** Begin **
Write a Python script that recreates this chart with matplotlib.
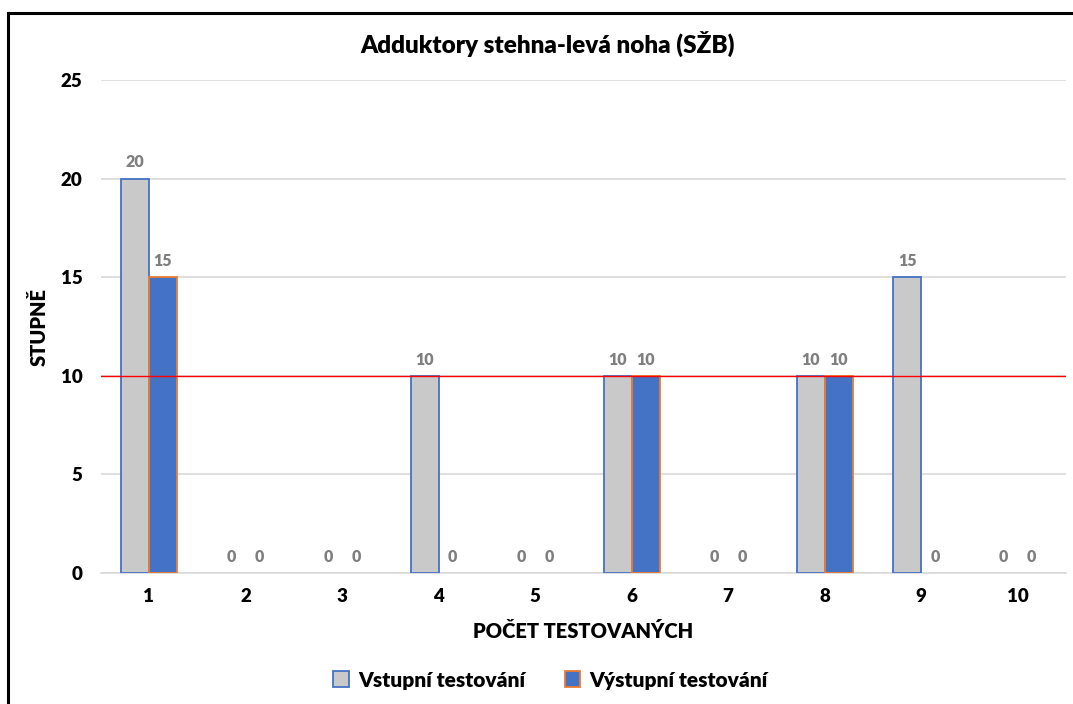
import matplotlib
matplotlib.use("Agg")
import matplotlib.pyplot as plt
from matplotlib.lines import Line2D
from matplotlib.patches import Patch
import numpy as np

plt.rcParams['font.family'] = ['Lato', 'DejaVu Sans']

categories = ['1', '2', '3', '4', '5', '6', '7', '8', '9', '10']
vstupni = [20, 0, 0, 10, 0, 10, 0, 10, 15, 0]
vystupni = [15, 0, 0, 0, 0, 10, 0, 10, 0, 0]
reference_level = 10
title = 'Adduktory stehna-levá noha (SŽB)'
ylabel = 'STUPNĚ'
xlabel = 'POČET TESTOVANÝCH'
series_names = ['Vstupní testování', 'Výstupní testování']

fig = plt.figure(figsize=(10.73, 7.04), dpi=100)
ax = fig.add_axes([0.0938, 0.186, 0.8997, 0.700])

x = np.arange(len(categories))
w = 0.29
b1 = ax.bar(x - w/2, vstupni, w, color='#C9C9C9', edgecolor='#4472C4',
            linewidth=[1.3 if v > 0 else 0 for v in vstupni], zorder=3)
b2 = ax.bar(x + w/2, vystupni, w, color='#4472C4', edgecolor='#ED7D31',
            linewidth=[1.3 if v > 0 else 0 for v in vystupni], zorder=3)

for bars, vals in ((b1, vstupni), (b2, vystupni)):
    for rect, v in zip(bars, vals):
        ax.annotate(str(v), (rect.get_x() + rect.get_width()/2, v),
                    xytext=(0, 6), textcoords='offset points',
                    ha='center', va='bottom', fontsize=11.5, fontweight='heavy',
                    color='#7F7F7F', zorder=4)

ax.axhline(reference_level, color='#FF0000', linewidth=1, zorder=4)

ax.set_xlim(-0.5, len(categories) - 0.5)
ax.set_ylim(0, 25)
ax.set_yticks([0, 5, 10, 15, 20, 25])
ax.set_xticks(x)
ax.set_xticklabels(categories)
ax.grid(axis='y', color='#D9D9D9', linewidth=1.2, zorder=0)
ax.set_axisbelow(True)
for s in ['top', 'right', 'left']:
    ax.spines[s].set_visible(False)
ax.spines['bottom'].set_color('#D9D9D9')
ax.spines['bottom'].set_linewidth(1.2)
ax.tick_params(length=0, labelsize=13.5, pad=11)
for lbl in ax.get_xticklabels() + ax.get_yticklabels():
    lbl.set_fontweight('heavy')
ax.tick_params(axis='y', pad=13)

ax.set_xlabel(xlabel, fontsize=14.5, fontweight='heavy', labelpad=12)
ax.set_ylabel(ylabel, fontsize=14.5, fontweight='heavy', labelpad=9)

fig.text(0.51, 0.938, title, ha='center', va='center', fontsize=17.5, fontweight='heavy')

handles = [Patch(facecolor='#C9C9C9', edgecolor='#4472C4', linewidth=1.3),
           Patch(facecolor='#4472C4', edgecolor='#ED7D31', linewidth=1.3)]
fig.legend(handles, series_names, loc='center', bbox_to_anchor=(0.513, 0.034),
           ncol=2, frameon=False, handlelength=0.75, handleheight=0.8,
           handletextpad=0.45, columnspacing=1.9, prop={'weight': 'heavy', 'size': 15})

# outer frame (left and top edges visible)
fig.add_artist(Line2D([7.5/1073, 7.5/1073], [0, 1 - 12.5/704], color='black', linewidth=2.2, transform=fig.transFigure))
fig.add_artist(Line2D([7.5/1073, 1], [1 - 12.5/704, 1 - 12.5/704], color='black', linewidth=2.2, transform=fig.transFigure))

fig.savefig('out.png', dpi=100)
** End **
DO THIS: Skip the pictures and restate exactly the lines from the beginning of the listing to the line with "ax.tick_params(axis='y', pad=13)", that line included.

SOLUTION FOR THIS EXERCISE:
Write a Python script that recreates this chart with matplotlib.
import matplotlib
matplotlib.use("Agg")
import matplotlib.pyplot as plt
from matplotlib.lines import Line2D
from matplotlib.patches import Patch
import numpy as np

plt.rcParams['font.family'] = ['Lato', 'DejaVu Sans']

categories = ['1', '2', '3', '4', '5', '6', '7', '8', '9', '10']
vstupni = [20, 0, 0, 10, 0, 10, 0, 10, 15, 0]
vystupni = [15, 0, 0, 0, 0, 10, 0, 10, 0, 0]
reference_level = 10
title = 'Adduktory stehna-levá noha (SŽB)'
ylabel = 'STUPNĚ'
xlabel = 'POČET TESTOVANÝCH'
series_names = ['Vstupní testování', 'Výstupní testování']

fig = plt.figure(figsize=(10.73, 7.04), dpi=100)
ax = fig.add_axes([0.0938, 0.186, 0.8997, 0.700])

x = np.arange(len(categories))
w = 0.29
b1 = ax.bar(x - w/2, vstupni, w, color='#C9C9C9', edgecolor='#4472C4',
            linewidth=[1.3 if v > 0 else 0 for v in vstupni], zorder=3)
b2 = ax.bar(x + w/2, vystupni, w, color='#4472C4', edgecolor='#ED7D31',
            linewidth=[1.3 if v > 0 else 0 for v in vystupni], zorder=3)

for bars, vals in ((b1, vstupni), (b2, vystupni)):
    for rect, v in zip(bars, vals):
        ax.annotate(str(v), (rect.get_x() + rect.get_width()/2, v),
                    xytext=(0, 6), textcoords='offset points',
                    ha='center', va='bottom', fontsize=11.5, fontweight='heavy',
                    color='#7F7F7F', zorder=4)

ax.axhline(reference_level, color='#FF0000', linewidth=1, zorder=4)

ax.set_xlim(-0.5, len(categories) - 0.5)
ax.set_ylim(0, 25)
ax.set_yticks([0, 5, 10, 15, 20, 25])
ax.set_xticks(x)
ax.set_xticklabels(categories)
ax.grid(axis='y', color='#D9D9D9', linewidth=1.2, zorder=0)
ax.set_axisbelow(True)
for s in ['top', 'right', 'left']:
    ax.spines[s].set_visible(False)
ax.spines['bottom'].set_color('#D9D9D9')
ax.spines['bottom'].set_linewidth(1.2)
ax.tick_params(length=0, labelsize=13.5, pad=11)
for lbl in ax.get_xticklabels() + ax.get_yticklabels():
    lbl.set_fontweight('heavy')
ax.tick_params(axis='y', pad=13)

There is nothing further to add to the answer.